:: WHAT IS EXPECTED ::
Can you output the material exactly as written, minus any pictures it holds?

▼

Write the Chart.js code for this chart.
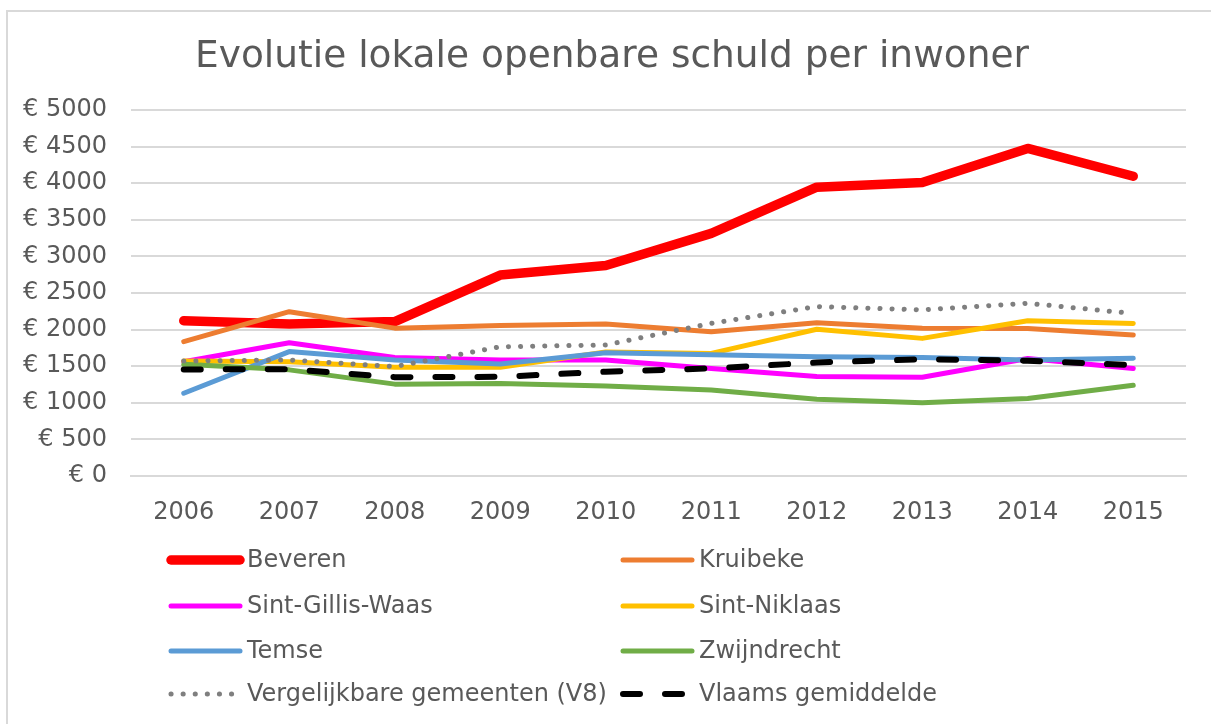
<!DOCTYPE html>
<html>
<head>
<meta charset="utf-8">
<script src="https://cdn.jsdelivr.net/npm/chart.js@4.4.0/dist/chart.umd.min.js"></script>
<style>
  html, body { margin: 0; padding: 0; background: #fff; }
  #wrap { width: 1211px; height: 724px; }
</style>
</head>
<body>
<div id="wrap"><canvas id="schuldChart" width="1211" height="724"></canvas></div>
<script>
// jaren en schuld per inwoner (euro)
const years = ['2006', '2007', '2008', '2009', '2010', '2011', '2012', '2013', '2014', '2015'];
const beveren = [2120, 2075, 2110, 2745, 2875, 3315, 3945, 4010, 4475, 4095];
const kruibeke = [1835, 2245, 2020, 2055, 2075, 1970, 2095, 2020, 2015, 1925];
const sintGillisWaas = [1560, 1820, 1620, 1585, 1585, 1470, 1360, 1350, 1605, 1470];
const sintNiklaas = [1570, 1560, 1485, 1485, 1695, 1675, 2005, 1880, 2120, 2085];
const temse = [1130, 1700, 1585, 1530, 1685, 1655, 1630, 1620, 1585, 1610];
const zwijndrecht = [1525, 1450, 1255, 1265, 1230, 1175, 1050, 1000, 1060, 1240];
const vergelijkbaar = [1570, 1585, 1495, 1765, 1790, 2085, 2315, 2270, 2360, 2220];
const vlaamsGemiddelde = [1455, 1460, 1350, 1355, 1425, 1470, 1550, 1595, 1575, 1515];

const textColor = '#595959';
const gridColor = '#d9d9d9';
const fontFamily = '"DejaVu Sans", Verdana, sans-serif';

const series = [
    { label: 'Beveren', data: beveren, color: '#ff0000', width: 9.5 },
    { label: 'Kruibeke', data: kruibeke, color: '#ed7d31', width: 5 },
    { label: 'Sint-Gillis-Waas', data: sintGillisWaas, color: '#ff00ff', width: 5 },
    { label: 'Sint-Niklaas', data: sintNiklaas, color: '#ffc000', width: 5 },
    { label: 'Temse', data: temse, color: '#5b9bd5', width: 5 },
    { label: 'Zwijndrecht', data: zwijndrecht, color: '#70ad47', width: 5 },
    { label: 'Vergelijkbare gemeenten (V8)', data: vergelijkbaar, color: '#7f7f7f', width: 5, dash: [0.1, 12] },
    { label: 'Vlaams gemiddelde', data: vlaamsGemiddelde, color: '#000000', width: 6, dash: [17, 25] }
];

const datasets = series.map((s, i) => ({
    label: s.label,
    data: s.data,
    borderColor: s.color,
    backgroundColor: s.color,
    borderWidth: s.width,
    borderDash: s.dash || [],
    borderCapStyle: 'round',
    borderJoinStyle: 'round',
    pointRadius: 0,
    tension: 0,
    fill: false,
    yAxisID: 'y',
    order: series.length - i   // laatste reeks bovenaan, zoals in Excel
}));

// kader rond de grafiek
const framePlugin = {
    id: 'frame',
    beforeDraw(chart) {
        const ctx = chart.ctx;
        ctx.save();
        ctx.fillStyle = '#fff';
        ctx.fillRect(0, 0, chart.width, chart.height);
        ctx.strokeStyle = gridColor;
        ctx.lineWidth = 2;
        ctx.strokeRect(7, 11, chart.width + 10, chart.height + 10);
        ctx.restore();
    }
};

// legende in twee kolommen onder de grafiek
const legendPlugin = {
    id: 'gridLegend',
    afterDraw(chart) {
        const ctx = chart.ctx;
        const cols = [168, 620];
        const rows = [560, 606, 651, 694];
        ctx.save();
        ctx.font = '24px ' + fontFamily;
        ctx.textBaseline = 'middle';
        ctx.fillStyle = textColor;
        series.forEach((s, i) => {
            const x = cols[i % 2];
            const y = rows[Math.floor(i / 2)];
            ctx.strokeStyle = s.color;
            ctx.lineWidth = s.width;
            ctx.lineCap = 'round';
            ctx.setLineDash(s.dash || []);
            ctx.beginPath();
            ctx.moveTo(x + 3, y);
            ctx.lineTo(x + (s.dash && s.dash[0] < 1 ? 66 : 72), y);
            ctx.stroke();
            ctx.setLineDash([]);
            ctx.fillText(s.label, x + 79, y + 1);
        });
        ctx.restore();
    }
};

new Chart(document.getElementById('schuldChart').getContext('2d'), {
    type: 'line',
    data: { labels: years, datasets: datasets },
    options: {
        responsive: false,
        animation: false,
        layout: { padding: { left: 13, right: 0, top: 0, bottom: 198 } },
        plugins: {
            legend: { display: false },
            tooltip: { enabled: false },
            title: {
                display: true,
                text: 'Evolutie lokale openbare schuld per inwoner',
                color: textColor,
                font: { family: fontFamily, size: 37.5, weight: 'normal' },
                padding: { top: 35, bottom: 30 }
            }
        },
        scales: {
            x: {
                offset: true,
                grid: { display: false, drawTicks: false },
                border: { display: true, color: gridColor, width: 2 },
                ticks: { color: textColor, font: { family: fontFamily, size: 24 }, padding: 22, maxRotation: 0 },
                afterFit(scale) { scale.height = 50; }
            },
            y: {
                min: 0,
                max: 5000,
                grid: { color: gridColor, lineWidth: 2, drawTicks: false },
                border: { display: false },
                ticks: {
                    stepSize: 500,
                    color: textColor,
                    font: { family: fontFamily, size: 24 },
                    padding: 24,
                    callback: v => '€ ' + v
                },
                afterFit(scale) { scale.width = 118; }
            },
            // lege as rechts, alleen voor de witruimte naast het plotvlak
            rechts: {
                position: 'right',
                min: 0,
                max: 5000,
                grid: { display: false, drawTicks: false },
                border: { display: false },
                ticks: { display: false },
                afterFit(scale) { scale.width = 25; }
            }
        }
    },
    plugins: [framePlugin, legendPlugin]
});
</script>
</body>
</html>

▲

:: FULL OUTPUT ::
Write the Chart.js code for this chart.
<!DOCTYPE html>
<html>
<head>
<meta charset="utf-8">
<script src="https://cdn.jsdelivr.net/npm/chart.js@4.4.0/dist/chart.umd.min.js"></script>
<style>
  html, body { margin: 0; padding: 0; background: #fff; }
  #wrap { width: 1211px; height: 724px; }
</style>
</head>
<body>
<div id="wrap"><canvas id="schuldChart" width="1211" height="724"></canvas></div>
<script>
// jaren en schuld per inwoner (euro)
const years = ['2006', '2007', '2008', '2009', '2010', '2011', '2012', '2013', '2014', '2015'];
const beveren = [2120, 2075, 2110, 2745, 2875, 3315, 3945, 4010, 4475, 4095];
const kruibeke = [1835, 2245, 2020, 2055, 2075, 1970, 2095, 2020, 2015, 1925];
const sintGillisWaas = [1560, 1820, 1620, 1585, 1585, 1470, 1360, 1350, 1605, 1470];
const sintNiklaas = [1570, 1560, 1485, 1485, 1695, 1675, 2005, 1880, 2120, 2085];
const temse = [1130, 1700, 1585, 1530, 1685, 1655, 1630, 1620, 1585, 1610];
const zwijndrecht = [1525, 1450, 1255, 1265, 1230, 1175, 1050, 1000, 1060, 1240];
const vergelijkbaar = [1570, 1585, 1495, 1765, 1790, 2085, 2315, 2270, 2360, 2220];
const vlaamsGemiddelde = [1455, 1460, 1350, 1355, 1425, 1470, 1550, 1595, 1575, 1515];

const textColor = '#595959';
const gridColor = '#d9d9d9';
const fontFamily = '"DejaVu Sans", Verdana, sans-serif';

const series = [
    { label: 'Beveren', data: beveren, color: '#ff0000', width: 9.5 },
    { label: 'Kruibeke', data: kruibeke, color: '#ed7d31', width: 5 },
    { label: 'Sint-Gillis-Waas', data: sintGillisWaas, color: '#ff00ff', width: 5 },
    { label: 'Sint-Niklaas', data: sintNiklaas, color: '#ffc000', width: 5 },
    { label: 'Temse', data: temse, color: '#5b9bd5', width: 5 },
    { label: 'Zwijndrecht', data: zwijndrecht, color: '#70ad47', width: 5 },
    { label: 'Vergelijkbare gemeenten (V8)', data: vergelijkbaar, color: '#7f7f7f', width: 5, dash: [0.1, 12] },
    { label: 'Vlaams gemiddelde', data: vlaamsGemiddelde, color: '#000000', width: 6, dash: [17, 25] }
];

const datasets = series.map((s, i) => ({
    label: s.label,
    data: s.data,
    borderColor: s.color,
    backgroundColor: s.color,
    borderWidth: s.width,
    borderDash: s.dash || [],
    borderCapStyle: 'round',
    borderJoinStyle: 'round',
    pointRadius: 0,
    tension: 0,
    fill: false,
    yAxisID: 'y',
    order: series.length - i   // laatste reeks bovenaan, zoals in Excel
}));

// kader rond de grafiek
const framePlugin = {
    id: 'frame',
    beforeDraw(chart) {
        const ctx = chart.ctx;
        ctx.save();
        ctx.fillStyle = '#fff';
        ctx.fillRect(0, 0, chart.width, chart.height);
        ctx.strokeStyle = gridColor;
        ctx.lineWidth = 2;
        ctx.strokeRect(7, 11, chart.width + 10, chart.height + 10);
        ctx.restore();
    }
};

// legende in twee kolommen onder de grafiek
const legendPlugin = {
    id: 'gridLegend',
    afterDraw(chart) {
        const ctx = chart.ctx;
        const cols = [168, 620];
        const rows = [560, 606, 651, 694];
        ctx.save();
        ctx.font = '24px ' + fontFamily;
        ctx.textBaseline = 'middle';
        ctx.fillStyle = textColor;
        series.forEach((s, i) => {
            const x = cols[i % 2];
            const y = rows[Math.floor(i / 2)];
            ctx.strokeStyle = s.color;
            ctx.lineWidth = s.width;
            ctx.lineCap = 'round';
            ctx.setLineDash(s.dash || []);
            ctx.beginPath();
            ctx.moveTo(x + 3, y);
            ctx.lineTo(x + (s.dash && s.dash[0] < 1 ? 66 : 72), y);
            ctx.stroke();
            ctx.setLineDash([]);
            ctx.fillText(s.label, x + 79, y + 1);
        });
        ctx.restore();
    }
};

new Chart(document.getElementById('schuldChart').getContext('2d'), {
    type: 'line',
    data: { labels: years, datasets: datasets },
    options: {
        responsive: false,
        animation: false,
        layout: { padding: { left: 13, right: 0, top: 0, bottom: 198 } },
        plugins: {
            legend: { display: false },
            tooltip: { enabled: false },
            title: {
                display: true,
                text: 'Evolutie lokale openbare schuld per inwoner',
                color: textColor,
                font: { family: fontFamily, size: 37.5, weight: 'normal' },
                padding: { top: 35, bottom: 30 }
            }
        },
        scales: {
            x: {
                offset: true,
                grid: { display: false, drawTicks: false },
                border: { display: true, color: gridColor, width: 2 },
                ticks: { color: textColor, font: { family: fontFamily, size: 24 }, padding: 22, maxRotation: 0 },
                afterFit(scale) { scale.height = 50; }
            },
            y: {
                min: 0,
                max: 5000,
                grid: { color: gridColor, lineWidth: 2, drawTicks: false },
                border: { display: false },
                ticks: {
                    stepSize: 500,
                    color: textColor,
                    font: { family: fontFamily, size: 24 },
                    padding: 24,
                    callback: v => '€ ' + v
                },
                afterFit(scale) { scale.width = 118; }
            },
            // lege as rechts, alleen voor de witruimte naast het plotvlak
            rechts: {
                position: 'right',
                min: 0,
                max: 5000,
                grid: { display: false, drawTicks: false },
                border: { display: false },
                ticks: { display: false },
                afterFit(scale) { scale.width = 25; }
            }
        }
    },
    plugins: [framePlugin, legendPlugin]
});
</script>
</body>
</html>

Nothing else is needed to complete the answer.